I am trying to build a Dataflow pipeline in python. The main input stream is coming from Pub/Sub and the main processing function takes a side input that is updated from a Pub/Sub stream fairly irregularly. I have written the following code to test my design:
def print_and_return(x):
print('---DEBUG---: ' + str(x))
return x
def comb(x, y):
return f'Main input: {x}, side input: {y}'
def load_side_input(pubsub_message):
import json
message = pubsub_message.decode("utf8")
side_input = json.loads(message)
return ('side', side_input)
def run(input_subscription, side_input_sub, pipeline_args=None):
pipeline_options = PipelineOptions(
pipeline_args, streaming=True, save_main_session=True
)
with Pipeline(options=pipeline_options) as pipeline:
side_input = (
pipeline
| "Side impulse" >> io.ReadFromPubSub(subscription=side_input_sub)
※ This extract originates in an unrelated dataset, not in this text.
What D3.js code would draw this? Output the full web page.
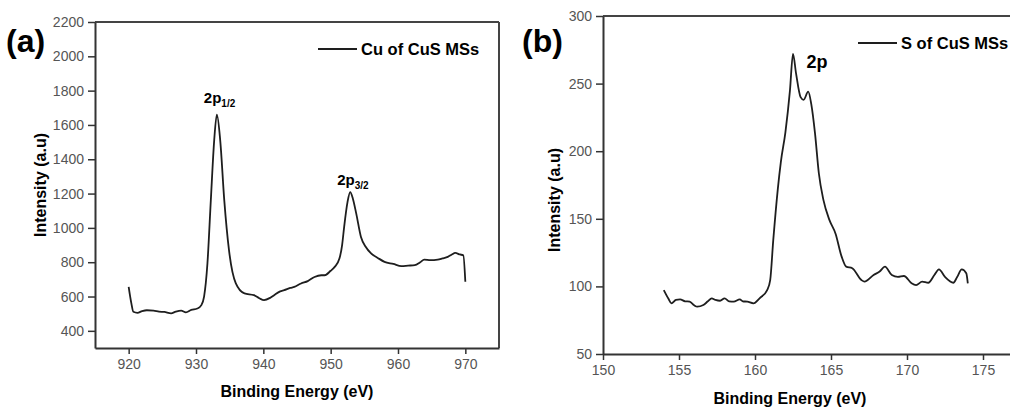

| "Window side" >> WindowInto(window.GlobalWindows(), trigger=trigger.Repeatedly(trigger.AfterCount(1)),
accumulation_mode=trigger.AccumulationMode.DISCARDING)
| "Parse side input" >> Map(load_side_input)
)
(
pipeline
| "Read from Pub/Sub" >> io.ReadFromPubSub(subscription=input_subscription, with_attributes=True)
| "Window" >> WindowInto(window.FixedWindows(10))
| "Add sideinput" >> Map(comb, y=pvalue.AsDict(side_input))
| "Print" >> Map(print_and_return)
)
I run it locally to test in debug mode, the load_side_input
function triggers (I know because if I put a break point in it it gets hit) but the rest (comb
and print_and_return
) don't. My understanding is the the FixedWindow should trigger every 10 seconds on the main input and beam would match that window with the last firing of the trigger on the side input since it's in a global window, but in fact nothing happens.
What am I missing, why is there no output?
EDIT:
After days of trying out things and even asking on the beam users mailing group I had the idea that it might just be the local runner acting up, and sure thing, after deploying to Dataflow the pipeline works as expected. It's annoying to test this way though so it would still be nice to know what the problem is and how to solve it.